▶ [Recorded information]:
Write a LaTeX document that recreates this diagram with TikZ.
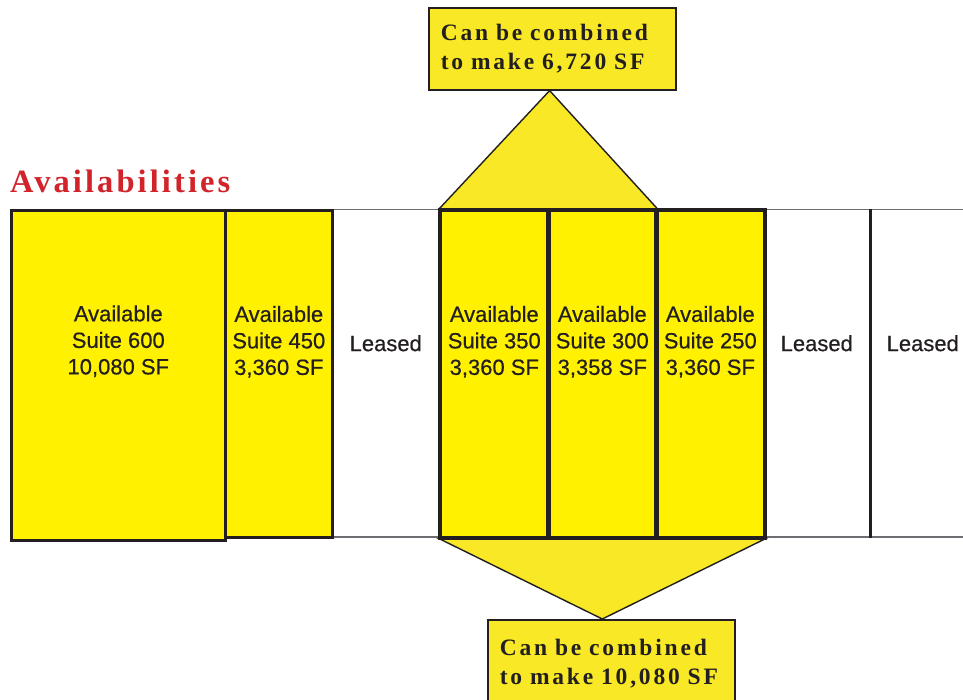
\documentclass[tikz,border=0pt]{standalone}
\usepackage{fontspec}
\setmainfont{Liberation Serif}
\setsansfont{Liberation Sans}
\definecolor{ylw}{HTML}{FFF100}
\definecolor{tri}{HTML}{F8E825}
\definecolor{ink}{HTML}{231F20}
\definecolor{edge}{HTML}{6D6E71}
\definecolor{titlered}{HTML}{D2232A}
\tikzset{
  suite/.style={rectangle, anchor=north west, fill=ylw, draw=ink, line width=2.6pt, minimum height=327pt, inner sep=0pt},
  leasedbox/.style={rectangle, anchor=north west, fill=white, draw=edge, line width=1.5pt, minimum height=327pt, inner sep=0pt},
  lbl/.style={align=center, font=\sffamily\fontsize{22}{26.5}\selectfont\addfontfeature{FakeBold=0.5}, text=ink, inner sep=0pt},
  callout/.style={rectangle, anchor=north west, fill=tri, draw=ink, line width=1.6pt, inner ysep=0pt, inner xsep=12pt,
     text width=223pt, align=left,
     font=\bfseries\fontsize{23.5}{28.5}\selectfont\addfontfeature{LetterSpace=12}, text=ink},
  wedge/.style={fill=tri, draw=ink, line width=1.4pt, line join=miter},
  divider/.style={draw=ink, line width=2.6pt}
}
\begin{document}
\begin{tikzpicture}[x=1pt,y=-1pt]
\clip (0,0) rectangle (963,700);
\fill[white] (0,0) rectangle (963,700);
% leased boxes
\node[leasedbox, minimum width=108pt] (l1) at (331,209) {};
\node[leasedbox, minimum width=106pt] (l2) at (763,209) {};
\node[leasedbox, minimum width=106pt] (l3) at (869,209) {};
% callout boxes
\node[callout, minimum height=82pt] (top) at (428,7) {Can be combined\\to make 6,720 SF};
\node[callout, minimum height=88pt] (bot) at (487,619) {Can be combined\\to make 10,080 SF};
% yellow suites
\node[suite, minimum width=214pt, minimum height=330pt] (s600) at (10,209) {};
\node[suite, minimum width=107pt] (s450) at (224,209) {};
\node[suite, minimum width=108pt] (s350) at (439,209) {};
\node[suite, minimum width=108pt] (s300) at (547,209) {};
\node[suite, minimum width=108pt] (s250) at (655,209) {};
% wedges
\draw[wedge] (s350.north west) -- (s350.north east |- top.south) -- (s300.north east) -- cycle;
\draw[wedge] (s350.south west) -- (s300.center |- bot.north) -- (s250.south east) -- cycle;
% redraw suite borders over wedges
\draw[draw=ink, line width=2.6pt] (s350.north west) rectangle (s350.south east);
\draw[draw=ink, line width=2.6pt] (s300.north west) rectangle (s300.south east);
\draw[draw=ink, line width=2.6pt] (s250.north west) rectangle (s250.south east);
\draw[divider] (l2.north east) -- (l2.south east);
% labels
\node[lbl] (t600) at ([yshift=34pt]s600.center) {Available\\Suite 600\\10,080 SF};
\node[lbl] (t450) at ([yshift=32pt]s450.center) {Available\\Suite 450\\3,360 SF};
\node[lbl] (t350) at ([yshift=32pt]s350.center) {Available\\Suite 350\\3,360 SF};
\node[lbl] (t300) at ([yshift=32pt]s300.center) {Available\\Suite 300\\3,358 SF};
\node[lbl] (t250) at ([yshift=32pt]s250.center) {Available\\Suite 250\\3,360 SF};
\node[lbl] (tl1) at ([yshift=30pt]l1.center) {Leased};
\node[lbl] (tl2) at ([yshift=30pt]l2.center) {Leased};
\node[lbl] (tl3) at ([yshift=30pt]l3.center) {Leased};
% title
\node[anchor=base west, inner sep=0pt, text=titlered, font=\bfseries\fontsize{32.5}{36}\selectfont\addfontfeature{LetterSpace=9.5}] (title) at (10,193) {Availabilities};
\end{tikzpicture}
\end{document}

▶ [Exercise instructions]:
Set down the material above as is, without any pictures.

▶ [Answer to the exercise]:
Write a LaTeX document that recreates this diagram with TikZ.
\documentclass[tikz,border=0pt]{standalone}
\usepackage{fontspec}
\setmainfont{Liberation Serif}
\setsansfont{Liberation Sans}
\definecolor{ylw}{HTML}{FFF100}
\definecolor{tri}{HTML}{F8E825}
\definecolor{ink}{HTML}{231F20}
\definecolor{edge}{HTML}{6D6E71}
\definecolor{titlered}{HTML}{D2232A}
\tikzset{
  suite/.style={rectangle, anchor=north west, fill=ylw, draw=ink, line width=2.6pt, minimum height=327pt, inner sep=0pt},
  leasedbox/.style={rectangle, anchor=north west, fill=white, draw=edge, line width=1.5pt, minimum height=327pt, inner sep=0pt},
  lbl/.style={align=center, font=\sffamily\fontsize{22}{26.5}\selectfont\addfontfeature{FakeBold=0.5}, text=ink, inner sep=0pt},
  callout/.style={rectangle, anchor=north west, fill=tri, draw=ink, line width=1.6pt, inner ysep=0pt, inner xsep=12pt,
     text width=223pt, align=left,
     font=\bfseries\fontsize{23.5}{28.5}\selectfont\addfontfeature{LetterSpace=12}, text=ink},
  wedge/.style={fill=tri, draw=ink, line width=1.4pt, line join=miter},
  divider/.style={draw=ink, line width=2.6pt}
}
\begin{document}
\begin{tikzpicture}[x=1pt,y=-1pt]
\clip (0,0) rectangle (963,700);
\fill[white] (0,0) rectangle (963,700);
% leased boxes
\node[leasedbox, minimum width=108pt] (l1) at (331,209) {};
\node[leasedbox, minimum width=106pt] (l2) at (763,209) {};
\node[leasedbox, minimum width=106pt] (l3) at (869,209) {};
% callout boxes
\node[callout, minimum height=82pt] (top) at (428,7) {Can be combined\\to make 6,720 SF};
\node[callout, minimum height=88pt] (bot) at (487,619) {Can be combined\\to make 10,080 SF};
% yellow suites
\node[suite, minimum width=214pt, minimum height=330pt] (s600) at (10,209) {};
\node[suite, minimum width=107pt] (s450) at (224,209) {};
\node[suite, minimum width=108pt] (s350) at (439,209) {};
\node[suite, minimum width=108pt] (s300) at (547,209) {};
\node[suite, minimum width=108pt] (s250) at (655,209) {};
% wedges
\draw[wedge] (s350.north west) -- (s350.north east |- top.south) -- (s300.north east) -- cycle;
\draw[wedge] (s350.south west) -- (s300.center |- bot.north) -- (s250.south east) -- cycle;
% redraw suite borders over wedges
\draw[draw=ink, line width=2.6pt] (s350.north west) rectangle (s350.south east);
\draw[draw=ink, line width=2.6pt] (s300.north west) rectangle (s300.south east);
\draw[draw=ink, line width=2.6pt] (s250.north west) rectangle (s250.south east);
\draw[divider] (l2.north east) -- (l2.south east);
% labels
\node[lbl] (t600) at ([yshift=34pt]s600.center) {Available\\Suite 600\\10,080 SF};
\node[lbl] (t450) at ([yshift=32pt]s450.center) {Available\\Suite 450\\3,360 SF};
\node[lbl] (t350) at ([yshift=32pt]s350.center) {Available\\Suite 350\\3,360 SF};
\node[lbl] (t300) at ([yshift=32pt]s300.center) {Available\\Suite 300\\3,358 SF};
\node[lbl] (t250) at ([yshift=32pt]s250.center) {Available\\Suite 250\\3,360 SF};
\node[lbl] (tl1) at ([yshift=30pt]l1.center) {Leased};
\node[lbl] (tl2) at ([yshift=30pt]l2.center) {Leased};
\node[lbl] (tl3) at ([yshift=30pt]l3.center) {Leased};
% title
\node[anchor=base west, inner sep=0pt, text=titlered, font=\bfseries\fontsize{32.5}{36}\selectfont\addfontfeature{LetterSpace=9.5}] (title) at (10,193) {Availabilities};
\end{tikzpicture}
\end{document}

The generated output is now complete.